La neige est omniprésente dans ce roman hallucinant et hallucinatoire. Elle hante chaque page, modifie les perceptions, rend aveugle à l'inessentiel et souligne ce qui a été oublié et refuse de l'être. Il est en effet ici question de mémoire : le souvenir traumatique d'un passé sanglant que la Corée du sud plongée dans plusieurs années de dictature a oublié jusqu'à une période récente. Il s'agit en particulier des exécutions arbitraires et massives commises sur l'île de Jeju par la police et l'armée aux ordres du gouvernement nationaliste de Syngman Rhee entre 1948 et 1950. Des centaines de personnes soupçonnées de sympathie communiste furent également arrêtées et envoyées en prison sur le continent. La plupart ne sont jamais revenus. Han Kang fait de ces évènements tragiques la matrice de son livre. Elle les reconstitue pièce par pièce à travers les rêves de Gyeongha, hantée par des visions récurrentes de morts, sous la forme de tronc noir se détachant sur le blanc de la neige et d'ossements sans sépulture submergés par les flots, et les souvenirs d'Iseon, hérités de sa mère et de son père. Ceux-ci ont survécu aux massacres perpétrés sur l'île mais l'oubli est impossible.

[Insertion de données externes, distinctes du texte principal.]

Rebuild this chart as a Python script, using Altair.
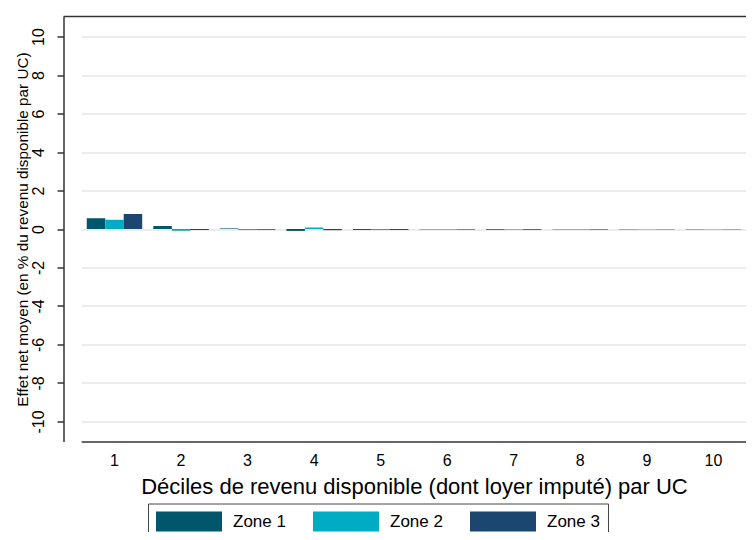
import altair as alt
import pandas as pd

deciles = [str(i) for i in range(1, 11)]
zones = ["Zone 1", "Zone 2", "Zone 3"]
zone1 = [0.56, 0.15, 0.03, -0.10, -0.05, -0.02, -0.04, -0.02, -0.02, -0.02]
zone2 = [0.48, -0.09, -0.05, 0.08, -0.05, -0.03, -0.03, -0.03, -0.02, -0.02]
zone3 = [0.78, -0.05, -0.04, -0.06, -0.05, -0.03, -0.04, -0.03, -0.02, -0.02]
colors = ["#00576b", "#00abc4", "#1b4670"]
y_ticks = list(range(-10, 11, 2))
y_domain = [-11.04, 11.04]

rows = []
for z, vals in zip(zones, [zone1, zone2, zone3]):
    for d, v in zip(deciles, vals):
        rows.append({"decile": d, "zone": z, "value": v})
df = pd.DataFrame(rows)

bars = alt.Chart(df).mark_bar(strokeWidth=0).encode(
    x=alt.X(
        "decile:N", sort=deciles,
        scale=alt.Scale(range=[17.7, 683.2], paddingInner=0, paddingOuter=0),
        axis=alt.Axis(
            title="Déciles de revenu disponible (dont loyer imputé) par UC",
            labelAngle=0, ticks=False, labelFontSize=16, labelPadding=10.5,
            titleFontSize=22, titlePadding=8, titleFontWeight="normal",
            domainColor="#333333", domainWidth=1.5, grid=False,
            labelColor="black", titleColor="black",
        ),
    ),
    xOffset=alt.XOffset("zone:N", sort=zones,
                        scale=alt.Scale(paddingInner=0, paddingOuter=0.3)),
    y=alt.Y(
        "value:Q",
        scale=alt.Scale(domain=y_domain, nice=False, zero=False),
        axis=alt.Axis(
            values=y_ticks,
            labelExpr="datum.value + ''",
            title="Effet net moyen (en % du revenu disponible par UC)",
            titleFontSize=15.3, titleFontWeight="normal", titlePadding=0,
            labelAngle=270, labelAlign="center", labelBaseline="alphabetic",
            labelFontSize=16, labelPadding=13.5,
            tickSize=6.5, tickColor="#333333", tickWidth=1.5,
            domainColor="#333333", domainWidth=1.5,
            gridColor="#e6e6e6", gridWidth=1.5,
            labelColor="black", titleColor="black",
        ),
    ),
    color=alt.Color(
        "zone:N",
        scale=alt.Scale(domain=zones, range=colors),
        legend=alt.Legend(
            title=None, orient="none", legendX=84.5, legendY=487,
            direction="horizontal",
            symbolType="M-1,-1H5.6V1H-1Z", symbolSize=400,
            symbolStrokeWidth=0, symbolOpacity=1,
            labelFontSize=17, labelOffset=57, columnPadding=27,
            padding=8, strokeColor="#444444", labelColor="black",
        ),
    ),
)

frame_top = pd.DataFrame({"y": [y_domain[1]]})
top = alt.Chart(frame_top).mark_rule(color="#333333", strokeWidth=1.5).encode(
    y=alt.Y("y:Q", scale=alt.Scale(domain=y_domain, nice=False, zero=False))
)

chart = alt.layer(bars, top).properties(
    width=682.5, height=425,
    autosize=alt.AutoSizeParams(type="none"),
    padding={"left": 55.5, "top": 8.5, "right": 0, "bottom": 90.5},
).configure(font="Liberation Sans").configure_view(stroke=None)

chart.save("out.html", embed_options={"renderer": "svg", "actions": False})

Dans ce roman, Han Kang rend justice aux milliers de morts restés sans sépulture et à leur famille qui ont attendu pendant des années que l'état les autorise à rechercher les corps disparus de leurs proches. Impossibles adieux car est-il possible d'oublier ce qui a été enfoui au plus profond de la mémoire collective ?
Un roman poignant dont il est difficile de se détacher.